[DATA LINES]:

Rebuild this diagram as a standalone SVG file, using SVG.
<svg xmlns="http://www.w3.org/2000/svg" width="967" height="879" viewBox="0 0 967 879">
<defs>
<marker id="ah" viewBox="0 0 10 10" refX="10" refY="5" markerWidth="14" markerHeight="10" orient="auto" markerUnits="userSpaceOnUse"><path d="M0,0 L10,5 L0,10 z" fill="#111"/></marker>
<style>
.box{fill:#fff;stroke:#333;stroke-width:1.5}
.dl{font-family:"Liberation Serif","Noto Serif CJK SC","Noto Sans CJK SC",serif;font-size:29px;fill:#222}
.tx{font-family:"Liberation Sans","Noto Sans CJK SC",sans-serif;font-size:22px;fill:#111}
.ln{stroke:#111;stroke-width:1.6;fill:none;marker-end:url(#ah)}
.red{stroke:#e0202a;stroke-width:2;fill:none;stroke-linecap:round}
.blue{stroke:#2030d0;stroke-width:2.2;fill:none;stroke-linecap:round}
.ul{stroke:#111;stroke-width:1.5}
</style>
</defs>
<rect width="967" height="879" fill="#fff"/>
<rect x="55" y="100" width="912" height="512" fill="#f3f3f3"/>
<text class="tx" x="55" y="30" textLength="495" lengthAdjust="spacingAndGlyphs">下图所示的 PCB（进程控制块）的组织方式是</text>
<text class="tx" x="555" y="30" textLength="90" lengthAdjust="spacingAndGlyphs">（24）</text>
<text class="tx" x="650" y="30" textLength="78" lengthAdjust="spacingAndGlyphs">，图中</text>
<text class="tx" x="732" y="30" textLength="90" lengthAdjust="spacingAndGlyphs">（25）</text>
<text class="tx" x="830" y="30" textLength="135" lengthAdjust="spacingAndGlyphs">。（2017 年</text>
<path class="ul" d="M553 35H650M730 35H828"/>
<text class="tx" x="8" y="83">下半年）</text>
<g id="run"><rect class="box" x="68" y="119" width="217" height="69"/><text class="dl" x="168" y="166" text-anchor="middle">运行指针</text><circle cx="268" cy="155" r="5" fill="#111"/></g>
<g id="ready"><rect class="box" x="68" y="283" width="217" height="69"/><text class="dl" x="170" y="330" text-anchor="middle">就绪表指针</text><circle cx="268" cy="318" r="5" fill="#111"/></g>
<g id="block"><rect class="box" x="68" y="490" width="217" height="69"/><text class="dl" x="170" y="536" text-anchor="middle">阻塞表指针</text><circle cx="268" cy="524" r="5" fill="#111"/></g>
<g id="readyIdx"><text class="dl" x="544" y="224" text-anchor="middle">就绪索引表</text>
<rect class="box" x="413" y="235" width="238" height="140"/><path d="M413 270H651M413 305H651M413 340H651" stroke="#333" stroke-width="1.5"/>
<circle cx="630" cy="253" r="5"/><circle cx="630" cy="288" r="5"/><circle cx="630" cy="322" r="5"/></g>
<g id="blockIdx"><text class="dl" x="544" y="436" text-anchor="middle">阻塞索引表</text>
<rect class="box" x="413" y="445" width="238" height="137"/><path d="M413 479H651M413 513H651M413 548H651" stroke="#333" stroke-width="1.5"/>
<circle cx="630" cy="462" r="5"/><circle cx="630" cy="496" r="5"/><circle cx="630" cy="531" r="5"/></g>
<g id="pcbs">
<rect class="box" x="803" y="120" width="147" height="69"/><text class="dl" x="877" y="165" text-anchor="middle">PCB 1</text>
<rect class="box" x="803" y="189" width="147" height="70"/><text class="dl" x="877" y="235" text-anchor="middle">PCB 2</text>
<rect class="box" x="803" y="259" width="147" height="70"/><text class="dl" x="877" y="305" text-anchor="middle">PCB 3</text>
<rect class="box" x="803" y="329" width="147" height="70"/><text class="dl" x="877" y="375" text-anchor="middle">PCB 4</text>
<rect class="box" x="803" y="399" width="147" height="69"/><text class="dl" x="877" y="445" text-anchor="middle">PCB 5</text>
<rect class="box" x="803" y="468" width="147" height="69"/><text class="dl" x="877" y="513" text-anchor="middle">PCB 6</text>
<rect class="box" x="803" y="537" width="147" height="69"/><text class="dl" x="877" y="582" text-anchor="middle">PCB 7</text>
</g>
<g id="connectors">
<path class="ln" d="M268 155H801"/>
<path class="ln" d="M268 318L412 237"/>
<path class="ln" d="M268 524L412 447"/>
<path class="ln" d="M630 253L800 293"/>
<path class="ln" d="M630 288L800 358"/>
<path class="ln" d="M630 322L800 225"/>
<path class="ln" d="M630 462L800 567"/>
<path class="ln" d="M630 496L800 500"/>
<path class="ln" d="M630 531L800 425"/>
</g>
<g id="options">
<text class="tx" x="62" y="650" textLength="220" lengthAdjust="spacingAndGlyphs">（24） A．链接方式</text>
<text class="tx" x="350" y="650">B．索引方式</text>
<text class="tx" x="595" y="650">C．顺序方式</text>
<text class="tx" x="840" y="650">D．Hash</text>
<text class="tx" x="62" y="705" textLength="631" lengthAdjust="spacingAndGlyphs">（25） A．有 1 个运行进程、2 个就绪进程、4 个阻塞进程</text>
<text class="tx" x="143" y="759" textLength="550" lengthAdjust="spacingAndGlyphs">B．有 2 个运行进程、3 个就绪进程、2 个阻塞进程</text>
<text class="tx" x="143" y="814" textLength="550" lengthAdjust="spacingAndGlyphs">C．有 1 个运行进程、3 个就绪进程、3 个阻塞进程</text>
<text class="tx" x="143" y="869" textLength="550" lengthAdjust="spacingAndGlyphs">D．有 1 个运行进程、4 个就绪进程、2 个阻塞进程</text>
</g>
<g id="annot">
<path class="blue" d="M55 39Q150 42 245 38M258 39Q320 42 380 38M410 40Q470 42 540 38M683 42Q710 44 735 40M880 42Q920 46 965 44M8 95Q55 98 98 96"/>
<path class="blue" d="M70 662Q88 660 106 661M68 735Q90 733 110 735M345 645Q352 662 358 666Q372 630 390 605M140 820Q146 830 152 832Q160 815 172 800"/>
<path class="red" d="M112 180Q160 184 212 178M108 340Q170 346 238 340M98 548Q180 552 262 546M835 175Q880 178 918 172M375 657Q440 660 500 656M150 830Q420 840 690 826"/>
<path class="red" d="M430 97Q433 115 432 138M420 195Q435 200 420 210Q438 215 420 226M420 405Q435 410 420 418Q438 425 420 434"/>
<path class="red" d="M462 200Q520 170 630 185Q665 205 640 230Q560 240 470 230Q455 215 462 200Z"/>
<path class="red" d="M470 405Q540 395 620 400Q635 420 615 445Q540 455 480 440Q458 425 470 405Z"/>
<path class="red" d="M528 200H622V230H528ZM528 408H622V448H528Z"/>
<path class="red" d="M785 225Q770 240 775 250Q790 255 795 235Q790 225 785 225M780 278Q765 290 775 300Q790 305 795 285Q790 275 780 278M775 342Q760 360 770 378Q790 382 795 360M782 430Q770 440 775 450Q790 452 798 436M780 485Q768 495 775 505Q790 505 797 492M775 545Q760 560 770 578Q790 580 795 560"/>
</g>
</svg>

[SET EXERCISE]: Print the whole listing exactly as it is.

[RESULT FOR THIS TASK]:
Rebuild this diagram as a standalone SVG file, using SVG.
<svg xmlns="http://www.w3.org/2000/svg" width="967" height="879" viewBox="0 0 967 879">
<defs>
<marker id="ah" viewBox="0 0 10 10" refX="10" refY="5" markerWidth="14" markerHeight="10" orient="auto" markerUnits="userSpaceOnUse"><path d="M0,0 L10,5 L0,10 z" fill="#111"/></marker>
<style>
.box{fill:#fff;stroke:#333;stroke-width:1.5}
.dl{font-family:"Liberation Serif","Noto Serif CJK SC","Noto Sans CJK SC",serif;font-size:29px;fill:#222}
.tx{font-family:"Liberation Sans","Noto Sans CJK SC",sans-serif;font-size:22px;fill:#111}
.ln{stroke:#111;stroke-width:1.6;fill:none;marker-end:url(#ah)}
.red{stroke:#e0202a;stroke-width:2;fill:none;stroke-linecap:round}
.blue{stroke:#2030d0;stroke-width:2.2;fill:none;stroke-linecap:round}
.ul{stroke:#111;stroke-width:1.5}
</style>
</defs>
<rect width="967" height="879" fill="#fff"/>
<rect x="55" y="100" width="912" height="512" fill="#f3f3f3"/>
<text class="tx" x="55" y="30" textLength="495" lengthAdjust="spacingAndGlyphs">下图所示的 PCB（进程控制块）的组织方式是</text>
<text class="tx" x="555" y="30" textLength="90" lengthAdjust="spacingAndGlyphs">（24）</text>
<text class="tx" x="650" y="30" textLength="78" lengthAdjust="spacingAndGlyphs">，图中</text>
<text class="tx" x="732" y="30" textLength="90" lengthAdjust="spacingAndGlyphs">（25）</text>
<text class="tx" x="830" y="30" textLength="135" lengthAdjust="spacingAndGlyphs">。（2017 年</text>
<path class="ul" d="M553 35H650M730 35H828"/>
<text class="tx" x="8" y="83">下半年）</text>
<g id="run"><rect class="box" x="68" y="119" width="217" height="69"/><text class="dl" x="168" y="166" text-anchor="middle">运行指针</text><circle cx="268" cy="155" r="5" fill="#111"/></g>
<g id="ready"><rect class="box" x="68" y="283" width="217" height="69"/><text class="dl" x="170" y="330" text-anchor="middle">就绪表指针</text><circle cx="268" cy="318" r="5" fill="#111"/></g>
<g id="block"><rect class="box" x="68" y="490" width="217" height="69"/><text class="dl" x="170" y="536" text-anchor="middle">阻塞表指针</text><circle cx="268" cy="524" r="5" fill="#111"/></g>
<g id="readyIdx"><text class="dl" x="544" y="224" text-anchor="middle">就绪索引表</text>
<rect class="box" x="413" y="235" width="238" height="140"/><path d="M413 270H651M413 305H651M413 340H651" stroke="#333" stroke-width="1.5"/>
<circle cx="630" cy="253" r="5"/><circle cx="630" cy="288" r="5"/><circle cx="630" cy="322" r="5"/></g>
<g id="blockIdx"><text class="dl" x="544" y="436" text-anchor="middle">阻塞索引表</text>
<rect class="box" x="413" y="445" width="238" height="137"/><path d="M413 479H651M413 513H651M413 548H651" stroke="#333" stroke-width="1.5"/>
<circle cx="630" cy="462" r="5"/><circle cx="630" cy="496" r="5"/><circle cx="630" cy="531" r="5"/></g>
<g id="pcbs">
<rect class="box" x="803" y="120" width="147" height="69"/><text class="dl" x="877" y="165" text-anchor="middle">PCB 1</text>
<rect class="box" x="803" y="189" width="147" height="70"/><text class="dl" x="877" y="235" text-anchor="middle">PCB 2</text>
<rect class="box" x="803" y="259" width="147" height="70"/><text class="dl" x="877" y="305" text-anchor="middle">PCB 3</text>
<rect class="box" x="803" y="329" width="147" height="70"/><text class="dl" x="877" y="375" text-anchor="middle">PCB 4</text>
<rect class="box" x="803" y="399" width="147" height="69"/><text class="dl" x="877" y="445" text-anchor="middle">PCB 5</text>
<rect class="box" x="803" y="468" width="147" height="69"/><text class="dl" x="877" y="513" text-anchor="middle">PCB 6</text>
<rect class="box" x="803" y="537" width="147" height="69"/><text class="dl" x="877" y="582" text-anchor="middle">PCB 7</text>
</g>
<g id="connectors">
<path class="ln" d="M268 155H801"/>
<path class="ln" d="M268 318L412 237"/>
<path class="ln" d="M268 524L412 447"/>
<path class="ln" d="M630 253L800 293"/>
<path class="ln" d="M630 288L800 358"/>
<path class="ln" d="M630 322L800 225"/>
<path class="ln" d="M630 462L800 567"/>
<path class="ln" d="M630 496L800 500"/>
<path class="ln" d="M630 531L800 425"/>
</g>
<g id="options">
<text class="tx" x="62" y="650" textLength="220" lengthAdjust="spacingAndGlyphs">（24） A．链接方式</text>
<text class="tx" x="350" y="650">B．索引方式</text>
<text class="tx" x="595" y="650">C．顺序方式</text>
<text class="tx" x="840" y="650">D．Hash</text>
<text class="tx" x="62" y="705" textLength="631" lengthAdjust="spacingAndGlyphs">（25） A．有 1 个运行进程、2 个就绪进程、4 个阻塞进程</text>
<text class="tx" x="143" y="759" textLength="550" lengthAdjust="spacingAndGlyphs">B．有 2 个运行进程、3 个就绪进程、2 个阻塞进程</text>
<text class="tx" x="143" y="814" textLength="550" lengthAdjust="spacingAndGlyphs">C．有 1 个运行进程、3 个就绪进程、3 个阻塞进程</text>
<text class="tx" x="143" y="869" textLength="550" lengthAdjust="spacingAndGlyphs">D．有 1 个运行进程、4 个就绪进程、2 个阻塞进程</text>
</g>
<g id="annot">
<path class="blue" d="M55 39Q150 42 245 38M258 39Q320 42 380 38M410 40Q470 42 540 38M683 42Q710 44 735 40M880 42Q920 46 965 44M8 95Q55 98 98 96"/>
<path class="blue" d="M70 662Q88 660 106 661M68 735Q90 733 110 735M345 645Q352 662 358 666Q372 630 390 605M140 820Q146 830 152 832Q160 815 172 800"/>
<path class="red" d="M112 180Q160 184 212 178M108 340Q170 346 238 340M98 548Q180 552 262 546M835 175Q880 178 918 172M375 657Q440 660 500 656M150 830Q420 840 690 826"/>
<path class="red" d="M430 97Q433 115 432 138M420 195Q435 200 420 210Q438 215 420 226M420 405Q435 410 420 418Q438 425 420 434"/>
<path class="red" d="M462 200Q520 170 630 185Q665 205 640 230Q560 240 470 230Q455 215 462 200Z"/>
<path class="red" d="M470 405Q540 395 620 400Q635 420 615 445Q540 455 480 440Q458 425 470 405Z"/>
<path class="red" d="M528 200H622V230H528ZM528 408H622V448H528Z"/>
<path class="red" d="M785 225Q770 240 775 250Q790 255 795 235Q790 225 785 225M780 278Q765 290 775 300Q790 305 795 285Q790 275 780 278M775 342Q760 360 770 378Q790 382 795 360M782 430Q770 440 775 450Q790 452 798 436M780 485Q768 495 775 505Q790 505 797 492M775 545Q760 560 770 578Q790 580 795 560"/>
</g>
</svg>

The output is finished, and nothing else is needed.